For Illinois, 2009 should have been a year of opportunity. A year to move beyond petty squabbles. A year to fix Illinois’s perennially busted budget.
In March, Illinois Governor Pat Quinn outlined an $11.6 billion budget deficit (much of which was left over from the previous year). Bold action was needed to stop the destructive habit of spending beyond our means.
Unfortunately, that didn’t happen. Illinois ends calendar 2009 much in the way it ended 2008: red ink as far as the eye can see. Because those in power did not pursue the necessary reforms, we’re now facing desperate temporary borrowing schemes to tide us through to tomorrow.
Looking ahead, the total deficit for next year is estimated at $12.6 billion – again, partially made up from the rollover of unpaid debt from previous years.

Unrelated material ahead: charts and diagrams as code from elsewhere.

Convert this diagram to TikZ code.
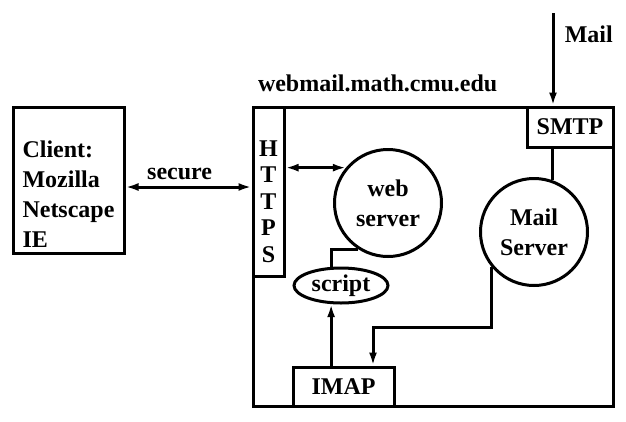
\documentclass[tikz,border=0pt]{standalone}
\usepackage{fontspec}
\setmainfont{Liberation Serif}
\usetikzlibrary{arrows.meta,shapes.geometric}

\begin{document}
\begin{tikzpicture}[x=1pt, y=-1pt, line width=3pt,
	every node/.style={font=\bfseries\fontsize{24}{27.5}\selectfont},
	box/.style={draw, rectangle, inner sep=0pt},
	srv/.style={draw, circle, minimum size=107pt, inner sep=0pt, align=center,
		font=\bfseries\fontsize{24}{30}\selectfont},
	>={Latex[length=13pt,width=8pt]}]
	\useasboundingbox (0,0) rectangle (626,421);
	\node [box, minimum width=360pt, minimum height=299pt] (BX) at (433,256.5) {};
	\node [anchor=base west, inner sep=0pt] (WM) at ([xshift=5pt, yshift=14pt] BX.north west) {webmail.math.cmu.edu};
	\node [box, minimum width=111pt, minimum height=146pt,
		label={[yshift=-14pt, align=left, font=\bfseries\fontsize{24}{30}\selectfont]center:Client:\\Mozilla\\Netscape\\IE}] (CL) at (68.5,180) {};
	\node [box, minimum width=31pt, minimum height=169pt,
		label={[yshift=-10pt, align=center, font=\bfseries\fontsize{24}{26.5}\selectfont]center:H\\T\\T\\P\\S}] (HT) at (268.5,191.5) {};
	\node [box, minimum width=86pt, minimum height=40pt] (SM) at (570,127) {SMTP};
	\node [box, minimum width=101pt, minimum height=39pt] (IM) at (343.5,386.5) {IMAP};
	\node [srv] (WS) at (388,203) {web\\server};
	\node [srv] (MS) at (534,232) {Mail\\Server};
	\node [draw, ellipse, minimum width=94pt, minimum height=35pt, inner sep=0pt] (SC) at (341,285.5) {script};
	\coordinate (MT) at (553,13);
	\coordinate (BEND) at (373,327);
	\draw [<->] (CL.east |- 0,187) -- node [above, pos=0.43, yshift=2.5pt] {secure} (HT.west |- 0,187);
	\draw [<->] (HT.east |- WS.140) -- (WS.140);
	\draw [->] (MT) -- node [right, pos=0.23, xshift=7pt] {Mail} (MT |- SM.north);
	\draw (SM.south -| MS.70) -- (MS.70);
	\draw (WS.237) -| (SC.118);
	\draw [->] (IM.north -| SC.242) -- (SC.242);
	\draw [->] (MS.220) |- (BEND) -- (BEND |- IM.north);
\end{tikzpicture}
\end{document}
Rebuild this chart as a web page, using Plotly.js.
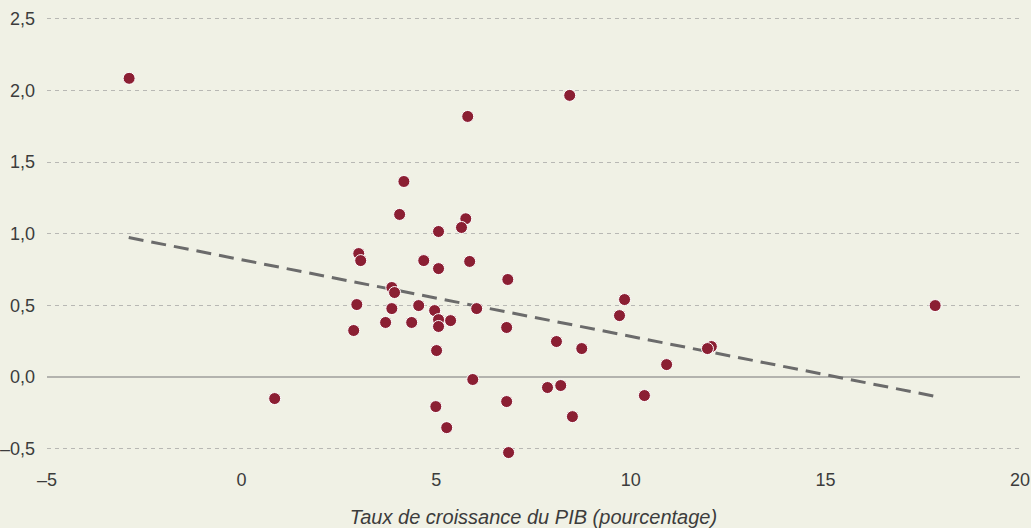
<!DOCTYPE html>
<html>
<head>
<meta charset="utf-8">
<script src="https://cdn.plot.ly/plotly-3.0.1.min.js"></script>
<style>html,body{margin:0;padding:0;background:#f0f1e5;}#chart{width:1031px;height:528px;}</style>
</head>
<body>
<div id="chart"></div>
<script>
// Growth rate of GDP (x) vs. value (y)
const growthX = [-2.89, 8.43, 5.81, 4.17, 4.06, 5.76, 5.65, 5.06, 3.01, 3.06,
  4.68, 5.86, 5.06, 6.84, 3.86, 3.93, 9.84, 9.71, 2.96, 4.55,
  3.86, 6.04, 4.96, 3.70, 4.37, 5.06, 5.37, 5.06, 2.88, 6.81,
  17.82, 8.09, 8.74, 12.07, 11.97, 5.01, 10.92, 5.94, 7.86, 8.20,
  10.35, 0.85, 6.81, 4.99, 8.50, 5.27, 6.86];
const valueY = [2.085, 1.966, 1.819, 1.365, 1.135, 1.105, 1.044, 1.016, 0.862, 0.813,
  0.813, 0.807, 0.757, 0.681, 0.625, 0.590, 0.541, 0.429, 0.506, 0.499,
  0.478, 0.478, 0.464, 0.381, 0.381, 0.401, 0.394, 0.353, 0.325, 0.346,
  0.499, 0.248, 0.199, 0.213, 0.199, 0.185, 0.087, -0.017, -0.073, -0.059,
  -0.129, -0.150, -0.171, -0.206, -0.276, -0.353, -0.527];
// Trend line end points
const trendX = [-2.9, 17.85];
const trendY = [0.974, -0.136];
// Tick labels
const xTickVals = [-5, 0, 5, 10, 15, 20];
const xTickText = ['–5', '0', '5', '10', '15', '20'];
const yTickVals = [-0.5, 0, 0.5, 1, 1.5, 2, 2.5];
const yTickText = ['–0,5', '0,0', '0,5', '1,0', '1,5', '2,0', '2,5'];
const xTitle = 'Taux de croissance du PIB (pourcentage)';

const bg = '#f0f1e5';
const fontFam = '"Liberation Sans", Arial, sans-serif';
const txt = '#3c3c3c';

const traces = [
  {
    x: trendX, y: trendY, type: 'scatter', mode: 'lines',
    line: {color: '#6b6b6b', width: 3, dash: '15px,8px'},
    hoverinfo: 'skip', showlegend: false
  },
  {
    x: growthX, y: valueY, type: 'scatter', mode: 'markers', cliponaxis: false,
    marker: {color: '#8b1f33', size: 12, line: {color: '#ffffff', width: 1}},
    showlegend: false
  }
];

const layout = {
  width: 1031, height: 528,
  paper_bgcolor: bg, plot_bgcolor: bg,
  margin: {l: 47, r: 11, t: 16.4, b: 74.7},
  font: {family: fontFam, size: 18, color: txt},
  showlegend: false,
  xaxis: {
    range: [-5, 20], tickmode: 'array', tickvals: xTickVals, ticktext: xTickText,
    showgrid: false, zeroline: false, showline: false, ticks: '',
    ticklabelstandoff: 14,
    tickfont: {family: fontFam, size: 18, color: txt},
    title: {text: '<i>' + xTitle + '</i>', font: {family: fontFam, size: 20, color: txt}, standoff: 20}
  },
  yaxis: {
    range: [-0.53, 2.52], tickmode: 'array', tickvals: yTickVals, ticktext: yTickText,
    showgrid: true, gridcolor: '#b8b8b4', gridwidth: 1, griddash: '4px,4px',
    zeroline: true, zerolinecolor: '#b3b3ae', zerolinewidth: 2,
    showline: false, ticks: '', ticklabelstandoff: 11,
    tickfont: {family: fontFam, size: 18, color: txt}
  }
};

Plotly.newPlot('chart', traces, layout, {displayModeBar: false, staticPlot: true});
</script>
</body>
</html>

It didn’t have to be this way. Illinois could have taken concrete steps to cut costs this year, and it could have proactively introduced reforms to ensure that future budgets would stay under control.
Here are 15 policy steps would have put Illinois’s budget on firmer footing. For a more detailed listing, download the full report.
- Adopting the cost-cutting suggestions of Governor Pat Quinn’s Taxpayer Action Board.
- Passing the Illinois Efficient Government Act.
- Developing a comprehensive inventory of state assets that can be sold or leased.
- Renegotiating public employee contracts.
- Advancing Medicaid delivery reform.
- Reviewing local revenue sharing.
- Appointing and empowering a Sunshine Commission.
- Avoiding new spending boondoggles.
- Reforming Illinois’s public pension system.
- Do away with barriers to business.
- Protecting taxpayers with a supermajority requirement vote for higher taxes and fees.
- Implementing spending prioritization.
- Promoting choice in education.
- Putting an expenditure limit in place.
- Stop thinking that government is always the solution.
The Taxpayer Action Board got it right: Illinois’s budget problems “now are of such a magnitude that only large-scale, fundamental rethinking of state government will solve them.” Business as usual isn’t going to cut it anymore.
2009 is drawing to a close, and too many avenues for spending reform went untraveled. The good news is that Illinois’s leaders can still pursue many of these opportunities in 2010. Next year has the potential to be a game-changer for our state’s fiscal future. Illinois deserves leaders who will make the necessary decisions to put Illinois on a brighter path.